[Rows from a dataset of charts and code]
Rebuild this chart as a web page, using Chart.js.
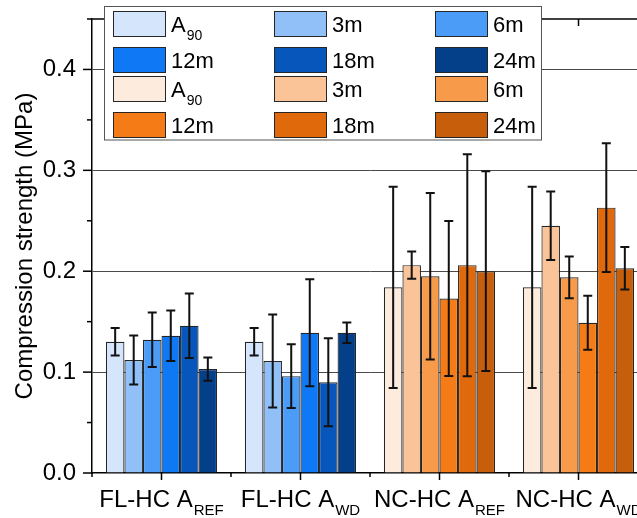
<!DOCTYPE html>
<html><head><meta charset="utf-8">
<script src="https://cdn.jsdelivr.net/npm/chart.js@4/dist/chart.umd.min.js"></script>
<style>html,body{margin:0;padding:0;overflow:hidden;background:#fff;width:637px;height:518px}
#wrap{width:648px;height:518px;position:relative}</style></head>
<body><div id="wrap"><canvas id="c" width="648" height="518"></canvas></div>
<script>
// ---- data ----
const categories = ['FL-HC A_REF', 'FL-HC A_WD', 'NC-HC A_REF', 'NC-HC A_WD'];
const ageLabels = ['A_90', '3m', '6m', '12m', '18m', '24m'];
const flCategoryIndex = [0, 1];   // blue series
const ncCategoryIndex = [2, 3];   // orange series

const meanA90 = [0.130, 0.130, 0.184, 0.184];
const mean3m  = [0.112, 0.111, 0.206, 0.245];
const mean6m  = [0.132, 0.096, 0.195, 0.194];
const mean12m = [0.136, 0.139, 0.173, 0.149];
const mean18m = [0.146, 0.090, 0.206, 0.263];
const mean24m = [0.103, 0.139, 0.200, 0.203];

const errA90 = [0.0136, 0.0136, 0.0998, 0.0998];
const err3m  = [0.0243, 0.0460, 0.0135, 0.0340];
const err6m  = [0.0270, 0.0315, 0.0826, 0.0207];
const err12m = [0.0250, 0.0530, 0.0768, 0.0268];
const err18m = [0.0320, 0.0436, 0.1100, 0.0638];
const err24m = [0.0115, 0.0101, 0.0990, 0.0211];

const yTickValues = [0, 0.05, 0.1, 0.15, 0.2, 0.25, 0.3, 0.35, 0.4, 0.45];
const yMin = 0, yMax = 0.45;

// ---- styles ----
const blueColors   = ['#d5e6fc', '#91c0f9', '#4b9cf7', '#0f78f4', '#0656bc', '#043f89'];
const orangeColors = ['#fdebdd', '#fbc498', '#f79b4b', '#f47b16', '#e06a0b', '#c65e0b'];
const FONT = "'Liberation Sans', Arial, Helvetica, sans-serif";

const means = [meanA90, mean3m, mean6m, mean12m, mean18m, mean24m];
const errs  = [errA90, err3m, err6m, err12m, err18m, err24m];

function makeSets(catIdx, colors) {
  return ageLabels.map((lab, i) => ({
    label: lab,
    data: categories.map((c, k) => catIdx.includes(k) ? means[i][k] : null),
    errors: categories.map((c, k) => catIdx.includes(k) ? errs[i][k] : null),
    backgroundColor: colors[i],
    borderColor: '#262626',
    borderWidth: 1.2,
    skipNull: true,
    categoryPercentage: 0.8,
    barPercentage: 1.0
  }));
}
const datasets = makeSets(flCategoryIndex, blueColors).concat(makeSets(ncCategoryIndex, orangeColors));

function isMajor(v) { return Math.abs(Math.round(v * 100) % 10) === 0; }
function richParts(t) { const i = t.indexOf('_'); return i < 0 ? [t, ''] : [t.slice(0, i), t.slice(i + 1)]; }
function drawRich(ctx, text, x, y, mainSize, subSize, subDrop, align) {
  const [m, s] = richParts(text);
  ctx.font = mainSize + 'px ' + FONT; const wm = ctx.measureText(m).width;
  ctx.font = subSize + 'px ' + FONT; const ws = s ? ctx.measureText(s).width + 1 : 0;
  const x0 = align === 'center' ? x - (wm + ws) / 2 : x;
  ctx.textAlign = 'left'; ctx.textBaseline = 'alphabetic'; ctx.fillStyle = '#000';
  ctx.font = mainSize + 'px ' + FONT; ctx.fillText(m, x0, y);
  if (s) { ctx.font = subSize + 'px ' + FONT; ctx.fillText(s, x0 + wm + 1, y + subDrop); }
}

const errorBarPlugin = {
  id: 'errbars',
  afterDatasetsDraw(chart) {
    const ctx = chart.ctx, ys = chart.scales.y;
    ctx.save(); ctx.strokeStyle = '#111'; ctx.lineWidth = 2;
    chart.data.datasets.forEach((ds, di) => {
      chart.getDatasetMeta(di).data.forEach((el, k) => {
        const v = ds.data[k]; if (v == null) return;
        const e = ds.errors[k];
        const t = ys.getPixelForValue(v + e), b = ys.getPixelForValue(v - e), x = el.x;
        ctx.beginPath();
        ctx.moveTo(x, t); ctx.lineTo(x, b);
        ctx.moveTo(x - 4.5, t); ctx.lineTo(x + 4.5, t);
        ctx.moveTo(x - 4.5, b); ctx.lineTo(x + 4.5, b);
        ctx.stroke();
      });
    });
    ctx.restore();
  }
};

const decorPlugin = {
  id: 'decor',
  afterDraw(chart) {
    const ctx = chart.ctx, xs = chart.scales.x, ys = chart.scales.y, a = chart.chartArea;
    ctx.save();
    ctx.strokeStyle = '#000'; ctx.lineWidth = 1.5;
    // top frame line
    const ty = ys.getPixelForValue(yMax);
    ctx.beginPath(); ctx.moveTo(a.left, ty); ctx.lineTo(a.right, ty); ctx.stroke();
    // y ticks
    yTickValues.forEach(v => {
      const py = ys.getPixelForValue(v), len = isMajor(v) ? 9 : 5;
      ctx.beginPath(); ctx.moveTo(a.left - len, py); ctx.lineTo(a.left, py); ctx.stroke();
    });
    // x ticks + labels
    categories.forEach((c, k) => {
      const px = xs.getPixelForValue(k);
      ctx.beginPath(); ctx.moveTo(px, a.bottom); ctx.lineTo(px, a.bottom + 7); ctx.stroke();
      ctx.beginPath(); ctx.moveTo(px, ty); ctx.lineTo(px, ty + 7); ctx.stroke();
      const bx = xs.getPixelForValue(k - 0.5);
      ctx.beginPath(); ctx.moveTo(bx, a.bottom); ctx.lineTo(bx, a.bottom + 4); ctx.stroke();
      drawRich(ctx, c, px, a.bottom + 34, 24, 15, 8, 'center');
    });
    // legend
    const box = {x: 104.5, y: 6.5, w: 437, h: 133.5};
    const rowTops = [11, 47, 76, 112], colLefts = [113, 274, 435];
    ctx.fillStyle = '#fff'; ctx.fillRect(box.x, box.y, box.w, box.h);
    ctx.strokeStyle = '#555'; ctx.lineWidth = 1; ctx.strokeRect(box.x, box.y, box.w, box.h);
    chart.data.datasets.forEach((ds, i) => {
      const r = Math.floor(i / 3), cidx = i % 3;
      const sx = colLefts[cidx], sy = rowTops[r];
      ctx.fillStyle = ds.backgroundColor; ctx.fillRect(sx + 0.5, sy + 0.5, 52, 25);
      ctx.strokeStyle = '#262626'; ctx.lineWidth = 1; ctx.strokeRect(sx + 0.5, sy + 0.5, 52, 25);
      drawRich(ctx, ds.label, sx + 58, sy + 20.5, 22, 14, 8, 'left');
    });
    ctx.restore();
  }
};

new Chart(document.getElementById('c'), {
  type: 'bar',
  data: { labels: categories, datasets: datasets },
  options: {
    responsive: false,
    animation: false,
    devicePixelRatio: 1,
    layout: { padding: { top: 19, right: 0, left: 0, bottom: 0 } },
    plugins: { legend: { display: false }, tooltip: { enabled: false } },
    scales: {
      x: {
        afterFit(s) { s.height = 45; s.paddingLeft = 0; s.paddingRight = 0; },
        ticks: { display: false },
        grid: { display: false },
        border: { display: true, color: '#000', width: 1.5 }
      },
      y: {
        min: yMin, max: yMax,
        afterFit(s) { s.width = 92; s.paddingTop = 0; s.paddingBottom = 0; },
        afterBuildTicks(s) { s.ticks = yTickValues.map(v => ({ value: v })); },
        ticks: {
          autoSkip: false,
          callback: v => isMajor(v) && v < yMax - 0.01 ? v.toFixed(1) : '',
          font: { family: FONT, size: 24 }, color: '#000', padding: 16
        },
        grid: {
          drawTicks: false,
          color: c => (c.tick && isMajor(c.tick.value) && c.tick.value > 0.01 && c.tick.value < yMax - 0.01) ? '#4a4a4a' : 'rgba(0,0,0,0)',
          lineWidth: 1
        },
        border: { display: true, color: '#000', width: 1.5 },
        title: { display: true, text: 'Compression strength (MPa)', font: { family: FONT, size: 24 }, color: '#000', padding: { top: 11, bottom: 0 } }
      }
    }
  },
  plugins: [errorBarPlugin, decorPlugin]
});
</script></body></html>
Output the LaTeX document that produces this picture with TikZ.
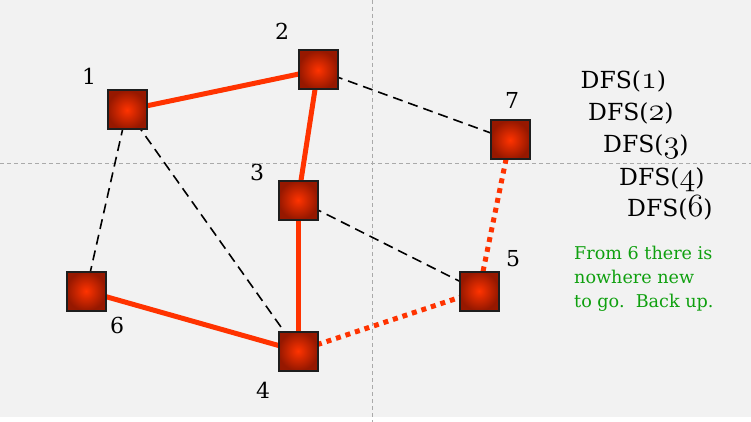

Task objective:
Leave the pictures out and reproduce exactly the lines from the top of the listing above through the line with "const mean24m = [0.103, 0.139, 0.200, 0.203];".

Answer to this task:
Rebuild this chart as a web page, using Chart.js.
<!DOCTYPE html>
<html><head><meta charset="utf-8">
<script src="https://cdn.jsdelivr.net/npm/chart.js@4/dist/chart.umd.min.js"></script>
<style>html,body{margin:0;padding:0;overflow:hidden;background:#fff;width:637px;height:518px}
#wrap{width:648px;height:518px;position:relative}</style></head>
<body><div id="wrap"><canvas id="c" width="648" height="518"></canvas></div>
<script>
// ---- data ----
const categories = ['FL-HC A_REF', 'FL-HC A_WD', 'NC-HC A_REF', 'NC-HC A_WD'];
const ageLabels = ['A_90', '3m', '6m', '12m', '18m', '24m'];
const flCategoryIndex = [0, 1];   // blue series
const ncCategoryIndex = [2, 3];   // orange series

const meanA90 = [0.130, 0.130, 0.184, 0.184];
const mean3m  = [0.112, 0.111, 0.206, 0.245];
const mean6m  = [0.132, 0.096, 0.195, 0.194];
const mean12m = [0.136, 0.139, 0.173, 0.149];
const mean18m = [0.146, 0.090, 0.206, 0.263];
const mean24m = [0.103, 0.139, 0.200, 0.203];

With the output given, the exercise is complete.